Hossein Fereydoun, the brother of Iran’s President Rouhani, looks on as US Secretary of State John Kerry and Iranian Foreign Minister discuss the 2015 nuclear agreement (File)
The brother of Iran’s President Hassan Rouhani has been sentenced to five years in prison for “receiving bribes”.
Hossein Fereydoun must also pay a fine and return 310 billion rials, about $7.4 million at the Government rate of exchange.
A judiciary spokesman said the final verdict of the Court of Appeal reduced the original 7-year sentence.
Hardliners accused Fereydoun, who was a senior advisor to Rouhani, of offering assistance to those seeking high positions in Iranian banks and other financial and economic institutions, in return for bribes.
Fereydoun was a senior advisor in the negotiations leading to the 2015 nuclear agreement between Iran and the 5+1 Powers (US, UK, France, Germany, China, and Russia).

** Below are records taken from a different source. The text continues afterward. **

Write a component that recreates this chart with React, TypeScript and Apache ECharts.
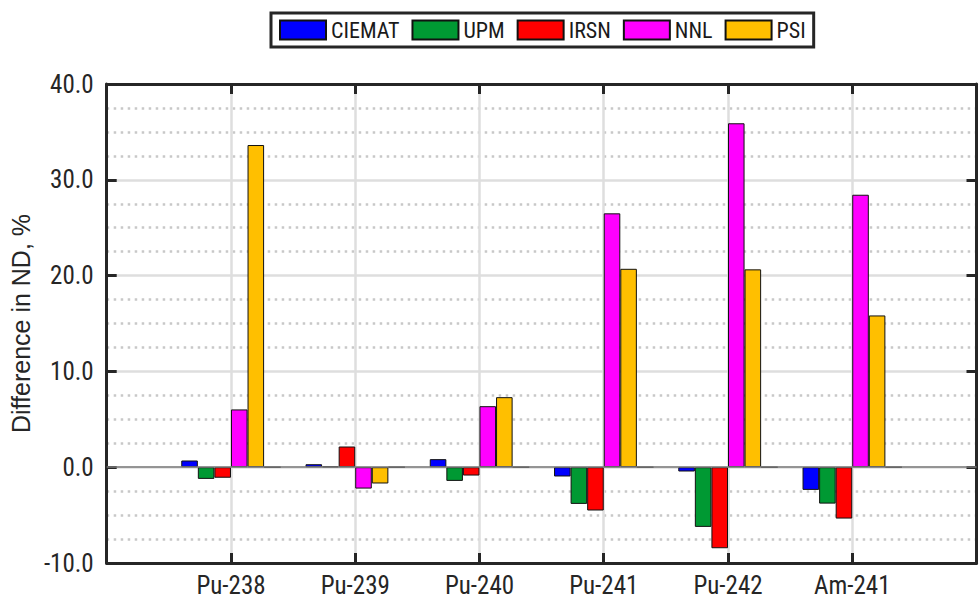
import React, { useEffect, useRef } from "react";
import * as echarts from "echarts";

// Nuclides along the x axis; the empty entries pad the axis to 0..7.
const categories = ["", "Pu-238", "Pu-239", "Pu-240", "Pu-241", "Pu-242", "Am-241", ""];

// Difference in number density, %, per participant
const ciemat = [0.7, 0.31, 0.84, -0.97, -0.45, -2.37];
const upm = [-1.22, 0.08, -1.43, -3.83, -6.23, -3.8];
const irsn = [-1.1, 2.16, -0.87, -4.52, -8.46, -5.36];
const nnl = [6.03, -2.23, 6.37, 26.5, 35.9, 28.44];
const psi = [33.63, -1.7, 7.31, 20.71, 20.65, 15.84];
// empty sixth slot of each group (drawn as a flat outline)
const spacer = [0, 0, 0, 0, 0, 0];

const seriesNames = ["CIEMAT", "UPM", "IRSN", "NNL", "PSI"];
const seriesColors = ["#0000ff", "#009933", "#ff0000", "#ff00ff", "#ffbf00"];

const yMin = -10;
const yMax = 40;
const yStep = 10;

const NARROW = "'Liberation Sans Narrow', 'Roboto Condensed', 'DejaVu Sans Condensed', 'Liberation Sans', Arial, sans-serif";
const REGULAR = "'Liberation Sans', Arial, sans-serif";
const INK = "#262626";

const pad = (vals: number[]) => ["-", ...vals, "-"];

export default function App() {
  const ref = useRef<HTMLDivElement>(null);

  useEffect(() => {
    document.body.style.margin = "0";
    if (!ref.current) return;
    const chart = echarts.init(ref.current, null, { renderer: "svg" });

    const values = [ciemat, upm, irsn, nnl, psi];
    const barSeries: any[] = values.map((vals, i) => ({
      name: seriesNames[i],
      type: "bar",
      data: pad(vals),
      barGap: "0%",
      barCategoryGap: "20%",
      itemStyle: { color: seriesColors[i], borderColor: "#111", borderWidth: 1 },
      ...(i === 0
        ? {
            markLine: {
              silent: true,
              symbol: ["none", "none"],
              label: { show: false },
              lineStyle: { color: "#7a7a7a", width: 1.5, type: "solid" },
              data: [{ yAxis: 0 }],
            },
          }
        : {}),
    }));
    barSeries.push({
      name: "spacer",
      type: "bar",
      data: pad(spacer),
      barGap: "0%",
      barCategoryGap: "20%",
      itemStyle: { color: "rgba(0,0,0,0)", borderColor: "#222", borderWidth: 1 },
    });

    const frameLine = { show: true, onZero: false, lineStyle: { color: INK, width: 3 } };
    const innerTick = { show: true, inside: true, length: 10, lineStyle: { color: INK, width: 3 } };

    chart.setOption({
      animation: false,
      backgroundColor: "#ffffff",
      grid: { left: 103.5, right: 3.5, top: 84, bottom: 37, containLabel: false },
      legend: {
        data: seriesNames,
        left: 271,
        top: 13,
        icon: "rect",
        itemWidth: 46,
        itemHeight: 19,
        itemGap: 12,
        padding: [6, 8],
        borderColor: INK,
        borderWidth: 3,
        backgroundColor: "#ffffff",
        textStyle: { fontFamily: NARROW, fontSize: 22, color: "#1a1a1a" },
      },
      xAxis: [
        {
          type: "category",
          data: categories,
          boundaryGap: false,
          position: "bottom",
          axisLine: frameLine,
          axisTick: { ...innerTick, interval: 0 },
          axisLabel: { interval: 0, margin: 10, fontFamily: NARROW, fontSize: 25, color: INK },
          splitLine: {
            show: true,
            interval: (idx: number) => idx > 0 && idx < categories.length - 1,
            lineStyle: { color: "#dedede", width: 2.5 },
          },
        },
        {
          type: "category",
          data: categories,
          boundaryGap: false,
          position: "top",
          axisLine: frameLine,
          axisTick: { ...innerTick, interval: 0 },
          axisLabel: { show: false },
          splitLine: { show: false },
        },
      ],
      yAxis: [
        {
          type: "value",
          min: yMin,
          max: yMax,
          interval: yStep,
          position: "left",
          name: "Difference in ND, %",
          nameLocation: "middle",
          nameRotate: 90,
          nameGap: 68,
          nameTextStyle: { fontFamily: REGULAR, fontSize: 25, color: INK },
          axisLine: frameLine,
          axisTick: innerTick,
          axisLabel: {
            margin: 13,
            fontFamily: NARROW,
            fontSize: 25,
            color: INK,
            formatter: (v: number) => v.toFixed(1),
          },
          splitLine: {
            show: true,
            showMinLine: false,
            showMaxLine: false,
            lineStyle: { color: "#dedede", width: 2.5 },
          },
          minorTick: { show: false, splitNumber: 4 },
          minorSplitLine: {
            show: true,
            lineStyle: { color: "#c8c8c8", width: 2.5, type: [2.5, 4.5] },
          },
        },
        {
          type: "value",
          min: yMin,
          max: yMax,
          interval: yStep,
          position: "right",
          axisLine: frameLine,
          axisTick: innerTick,
          axisLabel: { show: false },
          splitLine: { show: false },
        },
      ],
      series: barSeries,
    });

    return () => chart.dispose();
  }, []);

  return <div ref={ref} style={{ width: 980, height: 600 }} />;
}
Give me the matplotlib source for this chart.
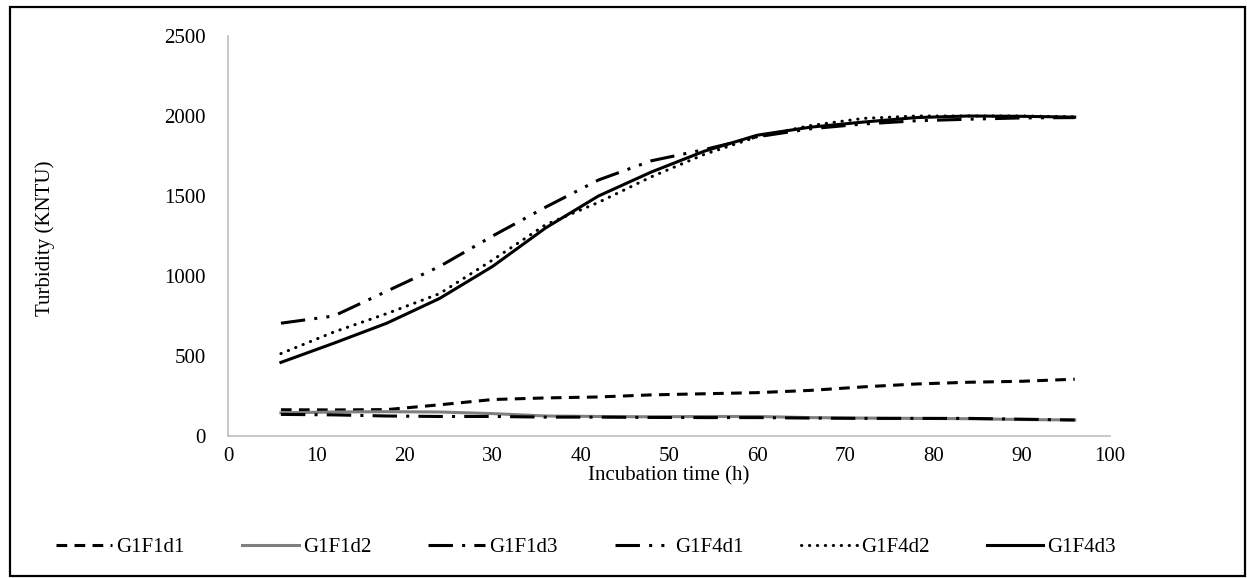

But he was soon targeted by opponents within the regime of Rouhani’s “centrist” government, amid accusations of corruption through Iran’s financial system and an order by the Supreme Leader to crack down. He was arrested in June 2018 and freed on a bail of almost $12 million.
Mehdi Jahangiri, the brother of 1st Vice President Es’haq Jahangiri and the head of the Tehran Chamber of Commerce, is also free on bail on financial charges.
Mehdi Jahangiri is the founder of the private Gardeshgari Bank and of the Tourism Financial Group with companies in banking, tourism, construction, oil and gas, petrochemicals, and mining.
In May, Mohammad Hadi Razavi, the son-in-law of Labor Minister Mohammad Shariatmadari, has been charged with embezzlement and “disruption of the economy” after allegedly failing to repay 2.11 trillion rials (about $51 million) in loans.